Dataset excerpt
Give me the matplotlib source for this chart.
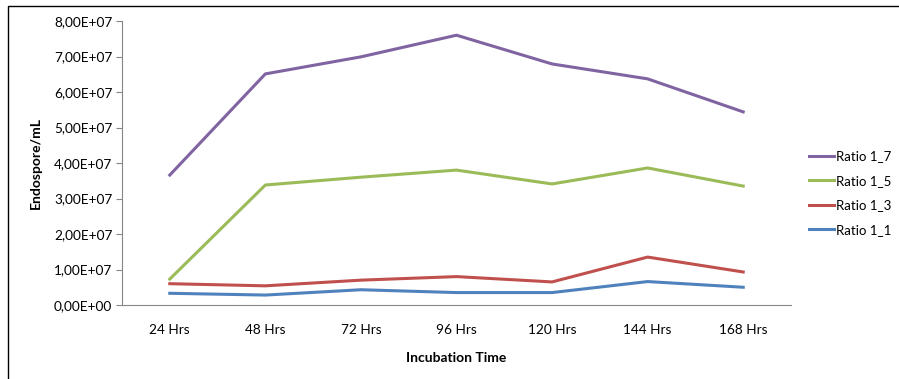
import matplotlib.pyplot as plt
from matplotlib.patches import Rectangle
from matplotlib.ticker import FuncFormatter

plt.rcParams['font.family'] = ['Lato', 'DejaVu Sans']

hours = ['24 Hrs', '48 Hrs', '72 Hrs', '96 Hrs', '120 Hrs', '144 Hrs', '168 Hrs']
ratio_1_7 = [3.66e7, 6.51e7, 6.99e7, 7.60e7, 6.79e7, 6.37e7, 5.44e7]
ratio_1_5 = [0.73e7, 3.38e7, 3.60e7, 3.80e7, 3.41e7, 3.86e7, 3.35e7]
ratio_1_3 = [0.60e7, 0.54e7, 0.70e7, 0.80e7, 0.65e7, 1.35e7, 0.93e7]
ratio_1_1 = [0.33e7, 0.28e7, 0.43e7, 0.35e7, 0.35e7, 0.66e7, 0.50e7]

fig = plt.figure(figsize=(8.99, 3.79), dpi=100)
ax = fig.add_axes([122 / 899, 1 - 305 / 379, (791 - 122) / 899, (305 - 21) / 379])

x = range(len(hours))
ax.plot(x, ratio_1_7, color='#8064a2', lw=2.2, label='Ratio 1_7')
ax.plot(x, ratio_1_5, color='#9bbb59', lw=2.2, label='Ratio 1_5')
ax.plot(x, ratio_1_3, color='#c0504d', lw=2.2, label='Ratio 1_3')
ax.plot(x, ratio_1_1, color='#4f81bd', lw=2.2, label='Ratio 1_1')

ax.set_xlim(-0.5, len(hours) - 0.5)
ax.set_ylim(0, 8e7)
ax.set_yticks([i * 1e7 for i in range(9)])
ax.yaxis.set_major_formatter(FuncFormatter(
    lambda v, p: ('%.2E' % v).replace('.', ',')))
ax.set_xticks(list(x))
ax.set_xticklabels(hours)
ax.tick_params(axis='x', length=0, pad=14, labelsize=9.8)
ax.tick_params(axis='y', length=4, color='#868686', labelsize=9.8, pad=3)

for s in ['top', 'right']:
    ax.spines[s].set_visible(False)
for s in ['left', 'bottom']:
    ax.spines[s].set_color('#868686')

ax.set_xlabel('Incubation Time', fontweight='bold', fontsize=10, labelpad=11)
ax.set_ylabel('Endospore/mL', fontweight='bold', fontsize=10, labelpad=9)

ax.legend(loc='center left', bbox_to_anchor=(806 / 899, 1 - 193 / 379),
          bbox_transform=fig.transFigure, frameon=False, fontsize=9.5,
          borderpad=0.2, borderaxespad=0, handlelength=1.9,
          handletextpad=0.2, labelspacing=0.95)

# outer chart border
fig.patches.append(Rectangle((8 / 899, -0.05), 1.0, 1 - 6 / 379 + 0.05,
                             transform=fig.transFigure, fill=False,
                             edgecolor='black', lw=1))

fig.savefig('out.png', dpi=100)
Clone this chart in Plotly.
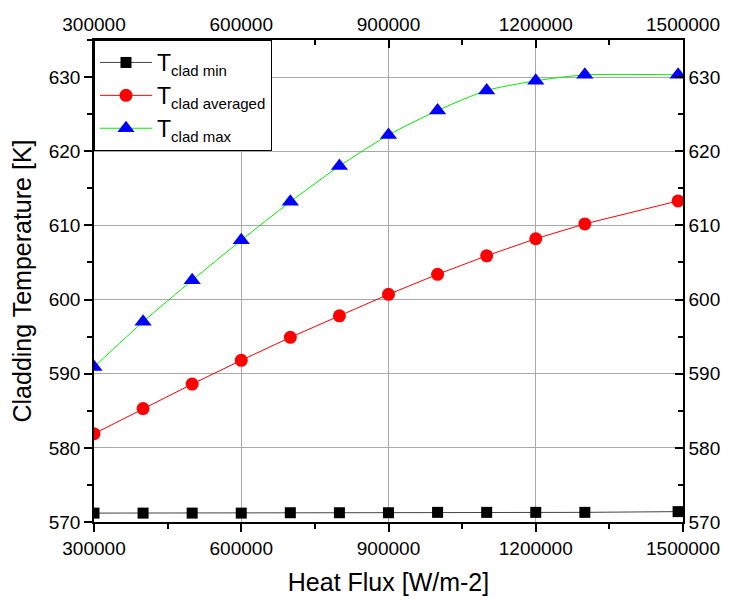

▸ **To be done**:
Your task is to repeat the opening line of the entries above and each line after it, ending with the line that has "fig.savefig('out.png', dpi=100)". Do not include the pictures.

▸ **Result for this exercise**:
Give me the matplotlib source for this chart.
import matplotlib.pyplot as plt
from matplotlib.patches import Rectangle
from matplotlib.ticker import FuncFormatter

plt.rcParams['font.family'] = ['Lato', 'DejaVu Sans']

hours = ['24 Hrs', '48 Hrs', '72 Hrs', '96 Hrs', '120 Hrs', '144 Hrs', '168 Hrs']
ratio_1_7 = [3.66e7, 6.51e7, 6.99e7, 7.60e7, 6.79e7, 6.37e7, 5.44e7]
ratio_1_5 = [0.73e7, 3.38e7, 3.60e7, 3.80e7, 3.41e7, 3.86e7, 3.35e7]
ratio_1_3 = [0.60e7, 0.54e7, 0.70e7, 0.80e7, 0.65e7, 1.35e7, 0.93e7]
ratio_1_1 = [0.33e7, 0.28e7, 0.43e7, 0.35e7, 0.35e7, 0.66e7, 0.50e7]

fig = plt.figure(figsize=(8.99, 3.79), dpi=100)
ax = fig.add_axes([122 / 899, 1 - 305 / 379, (791 - 122) / 899, (305 - 21) / 379])

x = range(len(hours))
ax.plot(x, ratio_1_7, color='#8064a2', lw=2.2, label='Ratio 1_7')
ax.plot(x, ratio_1_5, color='#9bbb59', lw=2.2, label='Ratio 1_5')
ax.plot(x, ratio_1_3, color='#c0504d', lw=2.2, label='Ratio 1_3')
ax.plot(x, ratio_1_1, color='#4f81bd', lw=2.2, label='Ratio 1_1')

ax.set_xlim(-0.5, len(hours) - 0.5)
ax.set_ylim(0, 8e7)
ax.set_yticks([i * 1e7 for i in range(9)])
ax.yaxis.set_major_formatter(FuncFormatter(
    lambda v, p: ('%.2E' % v).replace('.', ',')))
ax.set_xticks(list(x))
ax.set_xticklabels(hours)
ax.tick_params(axis='x', length=0, pad=14, labelsize=9.8)
ax.tick_params(axis='y', length=4, color='#868686', labelsize=9.8, pad=3)

for s in ['top', 'right']:
    ax.spines[s].set_visible(False)
for s in ['left', 'bottom']:
    ax.spines[s].set_color('#868686')

ax.set_xlabel('Incubation Time', fontweight='bold', fontsize=10, labelpad=11)
ax.set_ylabel('Endospore/mL', fontweight='bold', fontsize=10, labelpad=9)

ax.legend(loc='center left', bbox_to_anchor=(806 / 899, 1 - 193 / 379),
          bbox_transform=fig.transFigure, frameon=False, fontsize=9.5,
          borderpad=0.2, borderaxespad=0, handlelength=1.9,
          handletextpad=0.2, labelspacing=0.95)

# outer chart border
fig.patches.append(Rectangle((8 / 899, -0.05), 1.0, 1 - 6 / 379 + 0.05,
                             transform=fig.transFigure, fill=False,
                             edgecolor='black', lw=1))

fig.savefig('out.png', dpi=100)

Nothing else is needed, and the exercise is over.